__Brief__.
Keep only the lines where "React" appears.

__Data provided__.
○ ○ ○

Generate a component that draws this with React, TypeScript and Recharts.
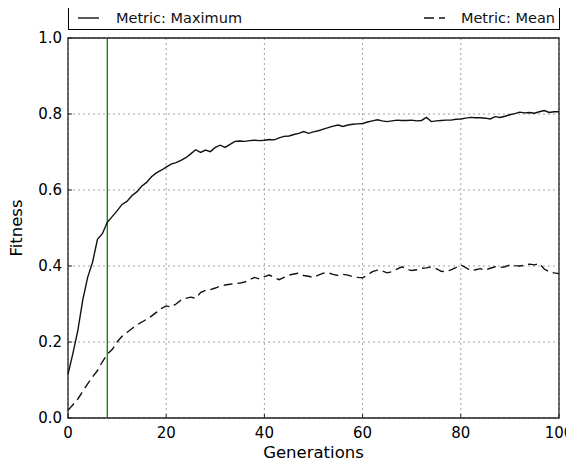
import React from "react";
import {
  LineChart,
  Line,
  XAxis,
  YAxis,
  CartesianGrid,
  ReferenceLine,
  ReferenceArea,
} from "recharts";

// fitness per generation (generation = index)
const maxFitness = [
  0.115, 0.17, 0.23, 0.31, 0.37, 0.41, 0.47, 0.485, 0.515, 0.53,
  0.545, 0.562, 0.57, 0.585, 0.595, 0.61, 0.62, 0.635, 0.645, 0.652,
  0.66, 0.668, 0.672, 0.678, 0.685, 0.695, 0.706, 0.699, 0.705, 0.701,
  0.712, 0.718, 0.712, 0.72, 0.728, 0.729, 0.728, 0.73, 0.731, 0.73,
  0.731, 0.733, 0.732, 0.737, 0.741, 0.742, 0.746, 0.749, 0.754, 0.749,
  0.753, 0.756, 0.76, 0.764, 0.768, 0.771, 0.767, 0.771, 0.773, 0.774,
  0.775, 0.779, 0.782, 0.785, 0.782, 0.78, 0.782, 0.784, 0.783, 0.783,
  0.784, 0.782, 0.783, 0.791, 0.78, 0.782, 0.783, 0.784, 0.784, 0.786,
  0.787, 0.789, 0.791, 0.79, 0.79, 0.789, 0.787, 0.793, 0.791, 0.794,
  0.798, 0.801, 0.805, 0.803, 0.804, 0.802, 0.806, 0.809, 0.804, 0.806,
  0.806,
];

const meanFitness = [
  0.02, 0.035, 0.05, 0.07, 0.09, 0.108, 0.125, 0.148, 0.168, 0.18,
  0.2, 0.215, 0.225, 0.235, 0.245, 0.252, 0.26, 0.268, 0.278, 0.288,
  0.295, 0.292, 0.3, 0.31, 0.315, 0.318, 0.315, 0.33, 0.336, 0.338,
  0.342, 0.347, 0.35, 0.352, 0.354, 0.355, 0.358, 0.364, 0.37, 0.366,
  0.372, 0.376, 0.37, 0.364, 0.37, 0.376, 0.379, 0.381, 0.375, 0.373,
  0.37, 0.376, 0.381, 0.382, 0.378, 0.375, 0.378, 0.376, 0.372, 0.37,
  0.369, 0.376, 0.385, 0.389, 0.387, 0.382, 0.385, 0.392, 0.398, 0.392,
  0.388, 0.39, 0.394, 0.395, 0.398, 0.393, 0.386, 0.385, 0.39, 0.396,
  0.403, 0.396, 0.388, 0.39, 0.393, 0.389, 0.394, 0.398, 0.396, 0.398,
  0.403, 0.401, 0.4, 0.402, 0.405, 0.403, 0.406, 0.392, 0.385, 0.382,
  0.38,
];

const xTicks = [0, 20, 40, 60, 80, 100];
const yTicks = [0, 0.2, 0.4, 0.6, 0.8, 1.0];
const markerGeneration = 8;

const data = maxFitness.map((v, i) => ({
  gen: i,
  max: v,
  mean: meanFitness[i],
}));

const font = "'DejaVu Sans', sans-serif";
const tickStyle = { fill: "#000", fontSize: 15, fontFamily: font };
const frame = "#222";

const LegendBox = () => (
  <div
    style={{
      position: "absolute",
      left: 60,
      top: -3,
      width: 492,
      height: 25,
      boxSizing: "border-box",
      border: "1px solid #000",
      background: "#fff",
      fontFamily: font,
      fontSize: 14.5,
      color: "#111",
      display: "flex",
      alignItems: "center",
      justifyContent: "space-between",
      padding: "0 4px 0 9px",
    }}
  >
    <div style={{ display: "flex", alignItems: "center" }}>
      <svg width={22} height={10}>
        <line x1={0} y1={5} x2={21} y2={5} stroke="#111" strokeWidth={1.4} />
      </svg>
      <span style={{ marginLeft: 16 }}>Metric: Maximum</span>
    </div>
    <div style={{ display: "flex", alignItems: "center" }}>
      <svg width={22} height={10}>
        <line
          x1={0}
          y1={5}
          x2={21}
          y2={5}
          stroke="#111"
          strokeWidth={1.4}
          strokeDasharray="10 5"
        />
      </svg>
      <span style={{ marginLeft: 15 }}>Metric: Mean</span>
    </div>
  </div>
);

const App = () => {
  return (
    <div style={{ position: "relative", width: 566, height: 455 }}>
      <LineChart
        width={566}
        height={455}
        data={data}
        margin={{ top: 30, right: 15, bottom: 0, left: 0 }}
      >
        <CartesianGrid
          stroke="#888"
          strokeDasharray="2 3"
          strokeWidth={0.8}
          horizontalValues={yTicks}
          verticalValues={xTicks}
        />
        <XAxis
          dataKey="gen"
          type="number"
          domain={[0, 100]}
          ticks={xTicks}
          axisLine={false}
          tickLine={{ stroke: frame }}
          tickSize={-4}
          tickMargin={13}
          height={45}
          tick={tickStyle}
          label={{
            value: "Generations",
            position: "insideBottom",
            offset: 5,
            fill: "#000",
            fontSize: 16.5,
            fontFamily: font,
          }}
        />
        <XAxis
          xAxisId="top"
          orientation="top"
          dataKey="gen"
          type="number"
          domain={[0, 100]}
          ticks={xTicks}
          axisLine={false}
          tickLine={{ stroke: frame }}
          tickSize={-4}
          tickFormatter={() => ""}
          height={0}
        />
        <YAxis
          type="number"
          domain={[0, 1]}
          ticks={yTicks}
          width={60}
          axisLine={false}
          tickLine={{ stroke: frame }}
          tickSize={-4}
          tickMargin={10}
          tickFormatter={(v: number) => v.toFixed(1)}
          tick={tickStyle}
          label={{
            value: "Fitness",
            angle: -90,
            position: "insideLeft",
            offset: 8,
            fill: "#000",
            fontSize: 16.5,
            fontFamily: font,
            style: { textAnchor: "middle" },
          }}
        />
        <YAxis
          yAxisId="right"
          orientation="right"
          type="number"
          domain={[0, 1]}
          ticks={yTicks}
          width={0}
          axisLine={false}
          tickLine={{ stroke: frame }}
          tickSize={-4}
          tickFormatter={() => ""}
        />
        <ReferenceLine
          x={markerGeneration}
          stroke="#008000"
          strokeWidth={1.3}
        />
        <Line
          type="linear"
          dataKey="max"
          stroke="#111"
          strokeWidth={1.4}
          dot={false}
          isAnimationActive={false}
        />
        <Line
          type="linear"
          dataKey="mean"
          stroke="#111"
          strokeWidth={1.4}
          strokeDasharray="9 5"
          dot={false}
          isAnimationActive={false}
        />
        <ReferenceArea
          x1={0}
          x2={100}
          y1={0}
          y2={1}
          fill="none"
          stroke={frame}
          strokeWidth={1.3}
        />
      </LineChart>
      <LegendBox />
    </div>
  );
};

export default App;
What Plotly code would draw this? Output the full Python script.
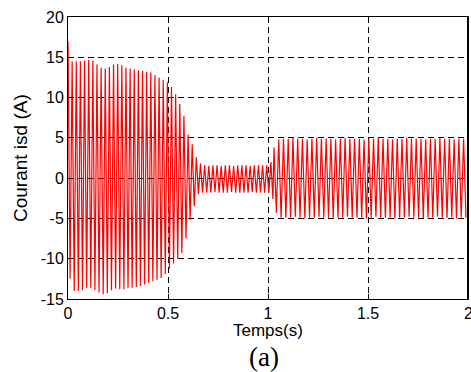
import plotly.graph_objects as go

# ---- data: per-cycle extrema of isd (A) ----
SEG_START = [0.0, 1.03]          # s, start of each oscillation segment
SEG_PERIOD = [0.0207, 0.0237]    # s, apparent period in each segment

PEAKS_1 = [17.0, 14.5, 14.5, 14.5, 14.6, 14.7, 14.6, 14.1, 13.7, 13.6,
           13.8, 14.1, 14.2, 14.0, 13.7, 13.6, 13.5, 13.4, 13.3, 13.2,
           13.1, 12.8, 12.5, 12.2, 11.9, 11.3, 10.4, 9.2, 7.7, 5.4,
           4.2, 2.6, 1.8, 1.6, 1.5, 1.6, 1.6, 1.5, 1.6, 1.6,
           1.5, 1.6, 1.6, 1.6, 1.5, 1.6, 1.6, 1.6, 1.6, 2.0]
TROUGHS_1 = [-12.5, -14.0, -14.0, -13.9, -13.6, -13.6, -13.9, -14.2, -14.4, -14.3,
             -13.9, -13.7, -13.8, -13.8, -13.6, -13.6, -13.5, -13.4, -13.2, -13.0,
             -12.8, -12.6, -12.4, -11.9, -11.2, -10.6, -10.0, -9.3, -7.5, -5.2,
             -3.5, -2.0, -1.8, -1.8, -1.8, -1.7, -1.8, -1.8, -1.8, -1.7,
             -1.8, -1.8, -1.8, -1.8, -1.7, -1.8, -1.8, -1.8, -1.8, -2.6]
PEAKS_2 = [3.8, 4.8, 4.9, 4.9, 5.0, 4.9, 4.9, 4.8, 4.9, 5.0,
           4.9, 4.9, 4.9, 4.8, 4.9, 5.0, 4.9, 4.9, 4.9, 4.8,
           4.9, 4.9, 5.0, 4.9, 4.9, 4.8, 4.9, 4.9, 5.0, 4.9,
           4.9, 4.9, 4.8, 4.9, 4.9, 5.0, 4.9, 4.9, 4.8, 4.9, 4.9]
TROUGHS_2 = [-4.3, -4.9, -4.9, -4.9, -4.8, -4.9, -5.0, -4.9, -4.9, -4.8,
             -4.9, -4.9, -5.0, -4.9, -4.9, -4.8, -4.9, -4.9, -4.9, -5.0,
             -4.9, -4.8, -4.9, -4.9, -4.9, -5.0, -4.9, -4.9, -4.8, -4.9,
             -4.9, -5.0, -4.9, -4.9, -4.8, -4.9, -4.9, -4.9, -5.0, -4.9, -4.9]

X_TICKS = [0, 0.5, 1, 1.5, 2]
X_TICK_TEXT = ["0", "0.5", "1", "1.5", "2"]
Y_TICKS = [-15, -10, -5, 0, 5, 10, 15, 20]
Y_TICK_TEXT = ["-15", "-10", "-5", "0", "5", "10", "15", "20"]

# ---- build the extrema sequence on the time grid ----
t, y = [], []
for start, per, pk, tr in [(SEG_START[0], SEG_PERIOD[0], PEAKS_1, TROUGHS_1),
                           (SEG_START[1], SEG_PERIOD[1], PEAKS_2, TROUGHS_2)]:
    for k, (p, q) in enumerate(zip(pk, tr)):
        t.append(start + k * per)
        y.append(p)
        t.append(start + k * per + per / 2)
        y.append(q)

fig = go.Figure()
fig.add_trace(go.Scatter(x=t, y=y, mode="lines",
                         line=dict(color="#ff0000", width=1.2),
                         hoverinfo="skip", showlegend=False))

sans = "Liberation Sans, Arial, sans-serif"
axis_font = dict(family=sans, size=16, color="black")
common = dict(showgrid=True, gridcolor="black", gridwidth=1, griddash="6px,4px",
              showline=True, linecolor="black", linewidth=1, mirror=True,
              ticks="inside", ticklen=5, tickcolor="black",
              zeroline=False, tickfont=axis_font)

# last x label ("2") is placed as an annotation since it hangs past the right edge
fig.update_xaxes(range=[0, 2], tickvals=X_TICKS[:-1], ticktext=X_TICK_TEXT[:-1], **common)
fig.update_yaxes(range=[-15, 20], tickvals=Y_TICKS, ticktext=Y_TICK_TEXT, **common)

fig.add_annotation(text=X_TICK_TEXT[-1], xref="x", yref="paper", x=X_TICKS[-1], y=0,
                   yshift=-4, showarrow=False, xanchor="center", yanchor="top",
                   font=axis_font)
fig.add_annotation(text="Temps(s)", xref="paper", yref="paper", x=0.5, y=-0.112,
                   showarrow=False, xanchor="center", yanchor="middle",
                   font=dict(family=sans, size=17, color="black"))
fig.add_annotation(text="(a)", xref="paper", yref="paper", x=0.49, y=-0.205,
                   showarrow=False, xanchor="center", yanchor="middle",
                   font=dict(family="Liberation Serif, Times New Roman, serif", size=27, color="black"))
fig.add_annotation(text="Courant isd (A)", xref="paper", yref="paper", x=-0.12, y=0.5,
                   textangle=-90, showarrow=False, xanchor="center", yanchor="middle",
                   font=dict(family=sans, size=19, color="black"))

# darker right frame edge as in the reference
fig.add_shape(type="line", xref="paper", yref="paper", x0=1, x1=1, y0=0, y1=1,
              line=dict(color="black", width=2))

fig.update_layout(width=471, height=372,
                  margin=dict(l=68, r=3, t=17, b=73),
                  paper_bgcolor="white", plot_bgcolor="white")

fig.write_html("out.html")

○ ○ ○

__Answer to this task__.
Generate a component that draws this with React, TypeScript and Recharts.
import React from "react";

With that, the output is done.